I would agree with Mike:

Sec. 74.1231 provides:

"(c) The transmissions of each FM translator or booster station shall be intended only for direct reception by the general public. An FM translator or booster shall not be operated solely for the purpose of relaying signals to one or more fixed received points for retransmission, distribution, or further relaying in order to establish a point-to-point FM radio relay system."
However, the section goes on to say:
"(d) The technical characteristics of the retransmitted signals shall not be deliberately altered so as to hinder reception on conventional FM broadcast receivers."

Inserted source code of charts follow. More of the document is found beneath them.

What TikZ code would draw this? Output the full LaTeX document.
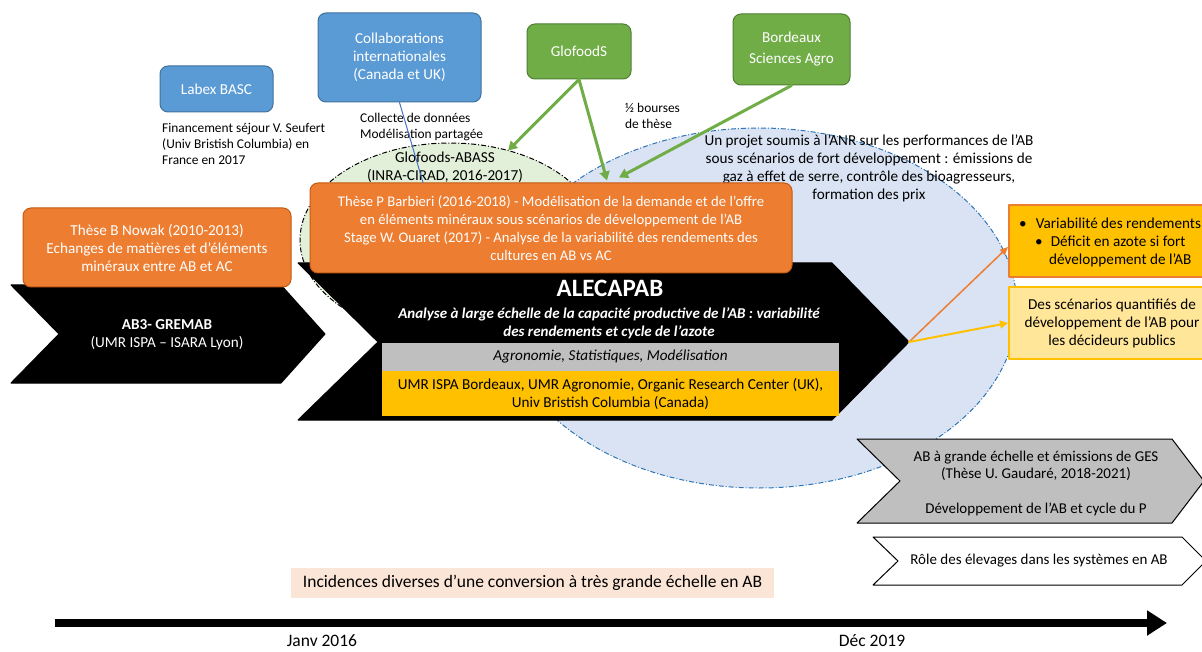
\documentclass[tikz,border=0pt]{standalone}
\usepackage{fontspec}
\setmainfont{Carlito}
\usepackage{tikz}
\definecolor{boxorange}{RGB}{237,125,49}
\definecolor{orangeline}{RGB}{197,90,17}
\definecolor{boxblue}{RGB}{91,155,213}
\definecolor{blueline}{RGB}{65,113,156}
\definecolor{boxgreen}{RGB}{112,173,71}
\definecolor{greenline}{RGB}{80,126,50}
\definecolor{ellgreen}{RGB}{226,240,217}
\definecolor{ellblue}{RGB}{218,227,243}
\definecolor{elldash}{RGB}{46,117,182}
\definecolor{bandgrey}{RGB}{191,191,191}
\definecolor{bandyellow}{RGB}{255,192,0}
\definecolor{paleyellow}{RGB}{255,230,153}
\definecolor{peach}{RGB}{251,229,214}
\definecolor{linkblue}{RGB}{68,114,196}
\usetikzlibrary{arrows.meta,shapes.geometric}
\tikzset{
    box/.style = {rounded corners=8pt, line width=1pt, align=center, inner sep=0pt,
        text=white, font=\fontsize{15.2}{18}\selectfont},
    orangebox/.style = {box, fill=boxorange, draw=orangeline},
    bluebox/.style = {box, fill=boxblue, draw=blueline},
    greenbox/.style = {box, fill=boxgreen, draw=greenline},
    note/.style = {anchor=west, align=left, inner sep=0pt, font=\fontsize{13.4}{16}\selectfont},
    txt/.style = {align=center, inner sep=0pt, font=\fontsize{15.2}{18}\selectfont},
    dashdot/.style = {line cap=butt, line width=1pt, dash pattern=on 5pt off 2pt on 1pt off 2pt},
    band/.style = {rectangle, inner sep=0pt, align=center, minimum width=457pt,
        font=\fontsize{15.2}{18}\selectfont},
    greenarrow/.style = {draw=boxgreen, line width=3pt, -{Triangle[length=9pt,width=10pt]}},
    chevron/.style = {line width=1pt, draw=black}
}

\begin{document}
\begin{tikzpicture}[line cap=round,line join=round,x=1pt,y=-1pt]
    \useasboundingbox (0,0) rectangle (1202,652);
    %
    \node[ellipse, minimum width=300pt, minimum height=194pt, inner sep=0pt, outer sep=0pt,
        fill=ellgreen, draw=black, dashdot] (abass) at (450,240) {};
    \node[ellipse, minimum width=516pt, minimum height=360pt, inner sep=0pt, outer sep=0pt,
        fill=ellblue, draw=elldash, dashdot] (anr) at (759,308) {};
    \node[txt] (abassTxt) at (445,167) {Glofoods-ABASS\\(INRA-CIRAD, 2016-2017)};
    \node[txt] (anrTxt) at (869,168) {Un projet soumis à l’ANR sur les performances de l’AB\\
        sous scénarios de fort développement : émissions de\\
        gaz à effet de serre, contrôle des bioagresseurs,\\formation des prix};
    %
    \node[bluebox, minimum width=113pt, minimum height=46pt] (labex) at (216.5,89) {Labex BASC};
    \node[note] (sejour) at (162,144) {Financement séjour V. Seufert\\(Univ Bristish Columbia) en\\France en 2017};
    \node[bluebox, minimum width=163pt, minimum height=89pt] (collab) at (399.5,57.5)
        {Collaborations\\internationales\\(Canada et UK)};
    \node[note] (collecte) at (360,127.5) {Collecte de données\\Modélisation partagée};
    \node[greenbox, minimum width=104pt, minimum height=55pt] (glof) at (579,51.5) {GlofoodS};
    \node[greenbox, minimum width=117pt, minimum height=71pt] (bsa) at (791.5,49.5)
        {Bordeaux\\[3pt]Sciences Agro};
    \node[note] (bourses) at (625,116) {½ bourses\\de thèse};
    %
    \draw[chevron, fill=black] (11,285) -- (281,285) -- (325,334) -- (281,383) -- (11,383) -- (59,334) -- cycle;
    \node[txt, text=white] (gremab) at (167,335) {\textbf{AB3- GREMAB}\\(UMR ISPA – ISARA Lyon)};
    \draw[chevron, fill=black] (298,263) -- (832,263) -- (909,342) coordinate (alecTip)
        -- (832,420) -- (298,420) -- (378,342) -- cycle;
    \node[txt, text=white, font=\fontsize{25}{28}\bfseries] (alec) at (610,288) {ALECAPAB};
    \node[txt, text=white, font=\fontsize{15}{18}\bfseries\itshape] (alecSub) at (609,323)
        {Analyse à large échelle de la capacité productive de l’AB : variabilité\\des rendements et cycle de l’azote};
    \node[band, fill=bandgrey, minimum height=28pt, font=\fontsize{15.2}{18}\itshape] (disc) at (610.5,357)
        {Agronomie, Statistiques, Modélisation};
    \node[band, fill=bandyellow, minimum height=45pt] (partners) at (610.5,393.5)
        {UMR ISPA Bordeaux, UMR Agronomie, Organic Research Center (UK),\\Univ Bristish Columbia (Canada)};
    %
    \node[orangebox, minimum width=268pt, minimum height=79pt] (nowak) at (157,247.5)
        {Thèse B Nowak (2010-2013)\\Echanges de matières et d’éléments\\minéraux entre AB et AC};
    \node[orangebox, minimum width=482pt, minimum height=90pt, font=\fontsize{14.7}{18}\selectfont] (barb) at (551,228)
        {Thèse P Barbieri (2016-2018) - Modélisation de la demande et de l’offre\\
        en éléments minéraux sous scénarios de développement de l’AB\\
        Stage W. Ouaret (2017) - Analyse de la variabilité des rendements des\\cultures en AB vs AC};
    %
    \draw[linkblue, line width=1pt] (collab.south) -- ([xshift=-128pt]barb.north);
    \draw[greenarrow] (glof.south) -- (abass.57);
    \draw[greenarrow] (glof.south) -- ([xshift=56pt,yshift=2pt]barb.north);
    \draw[greenarrow] (bsa.south) -- ([xshift=68pt,yshift=5pt]barb.north);
    %
    \node[rectangle, minimum width=206pt, minimum height=72pt, fill=bandyellow, draw=boxorange,
        line width=2pt] (res1) at (1112,241) {};
    \node[note, font=\fontsize{15.2}{18}\selectfont] (res1Txt) at (1019,242)
        {\textbullet\hspace{9pt}Variabilité des rendements\\
        \hspace{16pt}\textbullet\hspace{8pt}Déficit en azote si fort\\
        \hspace{30pt}développement de l’AB};
    \node[rectangle, minimum width=206pt, minimum height=72pt, fill=paleyellow, draw=bandyellow,
        line width=2pt, txt] (res2) at (1112,323)
        {Des scénarios quantifiés de\\développement de l’AB pour\\les décideurs publics};
    \draw[boxorange, line width=1.5pt, -{Triangle[length=8pt,width=7pt]}] (alecTip) -- ([yshift=-6pt]res1.west);
    \draw[bandyellow, line width=2pt, -{Triangle[length=8pt,width=8pt]}] (alecTip) -- (res2.west);
    %
    \draw[chevron, fill=bandgrey] (857,439) -- (1172,439) -- (1204,481) -- (1172,523) -- (857,523) -- (900,481) -- cycle;
    \node[txt, font=\fontsize{15}{17.5}\selectfont] (ges) at (1036,483.5)
        {AB à grande échelle et émissions de GES\\(Thèse U. Gaudaré, 2018-2021)\\[17.5pt]Développement de l’AB et cycle du P};
    \draw[chevron, fill=white] (873,537) -- (1182,537) -- (1206,561) -- (1182,585) -- (873,585) -- (898,561) -- cycle;
    \node[txt, font=\fontsize{15}{17.5}\selectfont] (elevage) at (1039,561) {Rôle des élevages dans les systèmes en AB};
    %
    \node[rectangle, fill=peach, minimum width=483pt, minimum height=30pt, inner sep=0pt,
        font=\fontsize{17.5}{20}\selectfont] (incid) at (532.5,583)
        {Incidences diverses d’une conversion à très grande échelle en AB};
    \coordinate (tlStart) at (55,623);
    \coordinate (tlEnd) at (1167,623);
    \draw[line width=8pt, line cap=butt, -{Triangle[length=20pt,width=24pt]}] (tlStart) -- (tlEnd);
    \node[txt, font=\fontsize{17.5}{20}\selectfont] (janv) at (322,641) {Janv 2016};
    \node[txt, font=\fontsize{17.5}{20}\selectfont] (dec) at (872,641) {Déc 2019};
\end{tikzpicture}
\end{document}
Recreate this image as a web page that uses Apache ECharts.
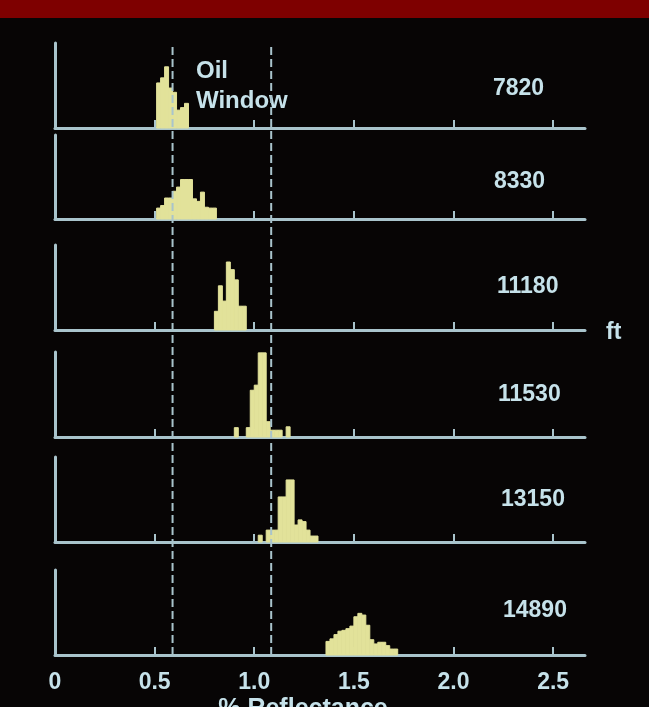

Given the design of the original translators, which simply received the main station's signal, dropped it down to IF, then beat it back up to the "translated" frequency, it would have been somewhat difficult to remove the 67 or 92 khz subcarriers then commonly in use--without "deliberately altering" the retransmitted signals.
HD signals and RDS signals are designed to be received by the general public, so adding HD along with an SCA--it becomes a major endeavor to remove the SCA without also removing the HD signal.  Unless, of course, they are regenerated at the translator site.
Further, as a practical matter, the most common use of SCA anymore is probably radio reading services.  Given that the Congress mandated the Commission to provide provide protection to stations with such services when considering 2nd adjacent LPFM's, I would argue by implication that a translator would be allowed to carry such an SCA and would receive protection as well on the input frequency.